Now I’m here in Hong Kong, and I don’t have a choice when it comes to talking about politics.  People here are so well-versed on what is going on in America, its embarrassing.  I have done more research these last few months about candidates, debates, voting history – than I have in my entire life.  Combined.  I have to be on my game, because when Father Dwight asks me what I think about the war in Iraq, or Bush’s presence in the Philippines, or Obamas most recent debate with Clinton, or who the heck is Huckabee and wasn’t there a movie about him?…they all expect me to answer, because well, I’m the token American.  There is no default person to go to, no one else to let shoulder the responsibility of political opinions.  Just me.  And I’ll tell you what, I really enjoy talking about it.  I can speak, passionately and intelligently, about candidates, ideas, laws…and if people don’t agree, they just chalk it up to cultural differences, and we move on.  An interesting discussion on the table, now who wants more fish?  And again, my views are changing – I’m gaining a more global perspective, which I guess is to be expected.  But I’m more concerned, not just about what the next president will do about the war in Iraq, but what can they do for peace talks in Israel, or about pulling the troops out of the Philippines?  How do their policies effect commerce with China or trade with Indonesia?  There’s a whole other world outside of America – where has it been all this time, other than on the green night-vision screen of the nightly news?  

I told someone a few weeks ago who I voted for in the last election.  The first and only person I’ve ever told.  I’ve just always let people assume about my politics by the way I live.  You think I voted Democrat?  Cool.  You think I voted Republican?  Cool.  Am I going to tell you if you are right or wrong.  Nope.  That’s the stance I’ve always taken.  And while I am gaining a new confidence in my political opinion here in Hong Kong, I’m not ready to share it with the folks back home. Kris and I talk about it a little more.  I know better than to broach the subject with my father because we both love playing devil’s advocate.  My brother, bless his heart – if I’m the bleeding heart liberal my mom thinks I am, Michael is the left wing hate the right wing liberal.  But then again, he’s 17, and figuring out how to buck the system – he’ll mellow out one day. 🙂  When I posted the quote from Obama it was with much trepidation.  Because I feared that in posting a quote, even if its a GREAT quote from an excellent speech, it would make people  assume that I’m voting for Obama.  Everyone wanna know my dirty little secret? Lean in a little closer. Shhhh… I’m registered Republican.  Ha! Raise your hand if you saw that one coming.  So I can’t vote for Obama OR Clinton in the primaries.  I get to wait and see who comes out on top, and then make my decision about the presidential election.  Chances are I will be an emotional voter.  Or maybe not, I have been doing my research after all!

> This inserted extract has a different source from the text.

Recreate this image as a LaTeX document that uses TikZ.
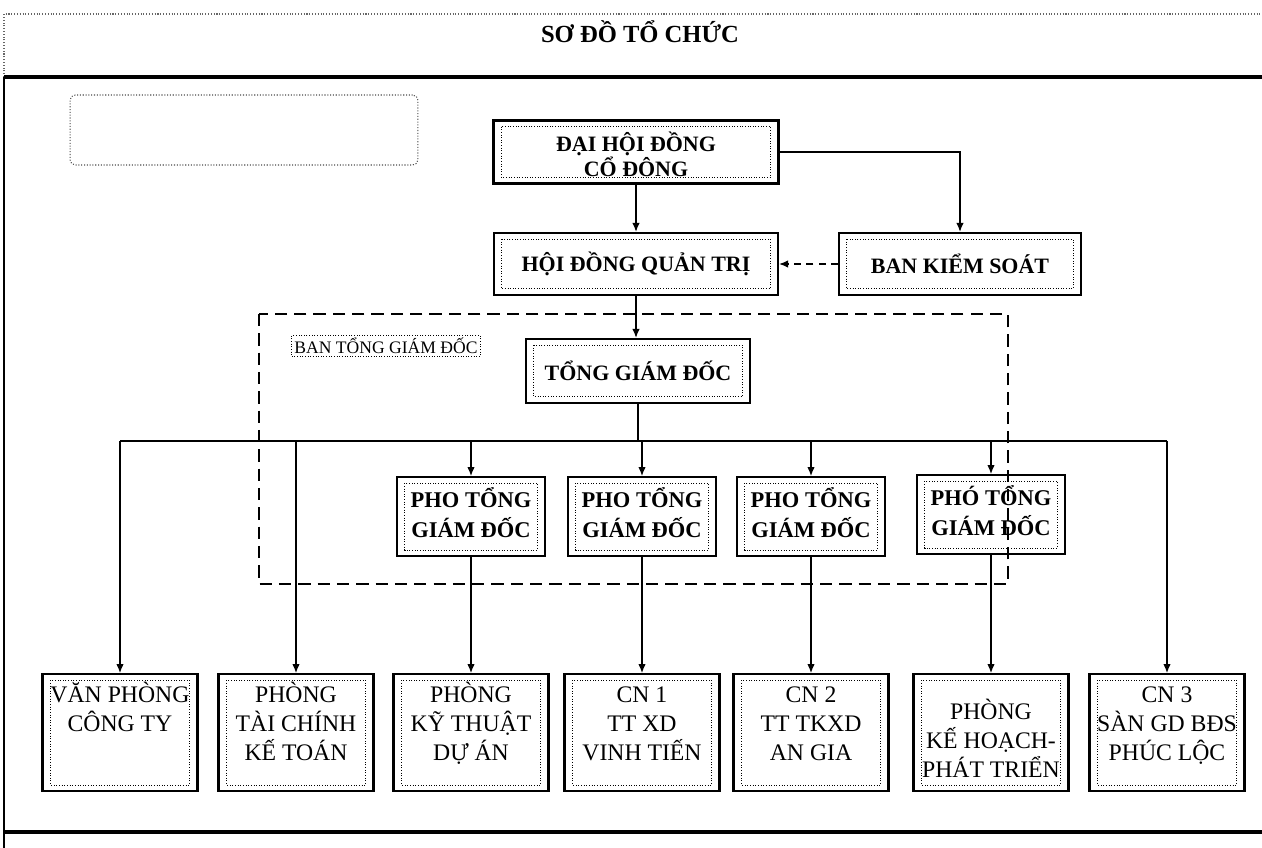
\documentclass[tikz,border=0pt]{standalone}
\usepackage{fontspec}
\setmainfont{Liberation Serif}
\usetikzlibrary{calc, arrows.meta}

\tikzset{
  khung/.style={draw, line width=1.3pt, inner sep=0pt, align=center,
    path picture={\draw[densely dotted, line width=0.5pt]
      ([shift={(4.5pt,-3.5pt)}]path picture bounding box.north west) rectangle
      ([shift={(-4.5pt,3.5pt)}]path picture bounding box.south east);}},
  caplon/.style={khung, font=\bfseries\fontsize{12.5}{14}\selectfont},
  phopho/.style={khung, anchor=north, font=\bfseries\fontsize{12.8}{17}\selectfont,
    minimum width=2.96cm, text height=1.2cm, text depth=0.38cm},
  phong/.style={khung, anchor=north, font=\fontsize{13.5}{16.5}\selectfont,
    minimum width=3.1cm, text height=1.72cm, text depth=0.62cm},
  muiten/.style={-{Latex[length=1.8mm,width=1.5mm]}, line width=0.7pt},
}

\begin{document}
\begin{tikzpicture}[x=0.02cm, y=-0.02cm, line width=0.7pt]
    \useasboundingbox (0,0) rectangle (1262,848);
    %ページの枠
    \draw[densely dotted, black!60, line width=0.6pt] (4,77)--(4,14)--(1262,14);
    \draw[line width=2pt] (4,77)--(1262,77);
    \draw[line width=1pt] (4,77)--(4,848);
    \draw[line width=2pt] (4,832)--(1262,832);
    \node[font=\bfseries\fontsize{14}{16}\selectfont] (tieude) at (640,32) {SƠ ĐỒ TỔ CHỨC};
    \node[draw, densely dotted, black!70, line width=0.6pt, rounded corners=3pt,
      minimum width=6.96cm, minimum height=1.4cm] (ghichu) at (244,130) {};
    %上の三つの箱
    \node[caplon, minimum width=5.7cm, text height=1.12cm, text depth=0.14cm] (dhdcd) at (636,152) {ĐẠI HỘI ĐỒNG\\CỔ ĐÔNG};
    \node[caplon, minimum width=5.68cm, minimum height=1.24cm] (hdqt) at (636,264) {HỘI ĐỒNG QUẢN TRỊ};
    \node[caplon, minimum width=4.84cm, minimum height=1.24cm] (bks) at (960,264) {BAN KIỂM SOÁT};
    \draw[muiten] (dhdcd)--(hdqt);
    \draw[muiten] (dhdcd.east) -| (bks.north);
    \draw[muiten, dash pattern=on 4pt off 3pt] (bks.west)--(hdqt.east);
    %ban tổng giám đốc の破線の枠
    \draw[dash pattern=on 7pt off 4pt, line width=0.8pt] (259,314) rectangle (1008,584);
    \node[draw, densely dotted, line width=0.5pt, inner sep=1.5pt,
      font=\fontsize{10}{12}\selectfont] (bantgd) at (386,346) {BAN TỔNG GIÁM ĐỐC};
    \node[caplon, minimum width=4.48cm, minimum height=1.28cm] (tgd) at (638,371) {TỔNG GIÁM ĐỐC};
    \draw[muiten] (hdqt.south)--(hdqt.south |- tgd.north);
    %副社長
    \node[phopho] (pt1) at (471,476) {PHO TỔNG\\GIÁM ĐỐC};
    \node[phopho] (pt2) at (642,476) {PHO TỔNG\\GIÁM ĐỐC};
    \node[phopho] (pt3) at (811,476) {PHO TỔNG\\GIÁM ĐỐC};
    \node[phopho] (pt4) at (991,474) {PHÓ TỔNG\\GIÁM ĐỐC};
    %下の部署
    \node[phong, text height=1.14cm, text depth=1.2cm] (vp) at (120,673) {VĂN PHÒNG\\CÔNG TY};
    \node[phong] (tc) at (296,673) {PHÒNG\\TÀI CHÍNH\\KẾ TOÁN};
    \node[phong] (kt) at (471,673) {PHÒNG\\KỸ THUẬT\\DỰ ÁN};
    \node[phong] (cn1) at (642,673) {CN 1\\TT XD\\VINH TIẾN};
    \node[phong] (cn2) at (811,673) {CN 2\\TT TKXD\\AN GIA};
    \node[phong, text height=2.06cm, text depth=0.28cm] (kh) at (991,673) {PHÒNG\\KẾ HOẠCH-\\PHÁT TRIỂN};
    \node[phong] (cn3) at (1167,673) {CN 3\\SÀN GD BĐS\\PHÚC LỘC};
    %横の線
    \coordinate (bus) at (0,441);
    \draw (tgd.south)--(tgd.south |- bus);
    \draw (vp.north |- bus)--(cn3.north |- bus);
    \foreach \n in {vp,tc,pt1,pt2,pt3,pt4,cn3}
      \draw[muiten] (\n.north |- bus)--(\n.north);
    \foreach \a/\b in {pt1/kt,pt2/cn1,pt3/cn2,pt4/kh}
      \draw[muiten] (\a.south)--(\a.south |- \b.north);
  \end{tikzpicture}
\end{document}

Anyway, that’s what I think about politics. I’ll be honest, its taking a lot of courage to be looking down at that publish button.  Because I try to live my life avoiding confrontation.  I’m a people pleaser, and if there’s ever the possibility that I could offend or hurt someone with my words, it tears me apart.  So please, family, friends, YAMs, I hope that you find no offense in the words above.  It was never that you suppressed me from speaking, I am the one who never opened her mouth before now.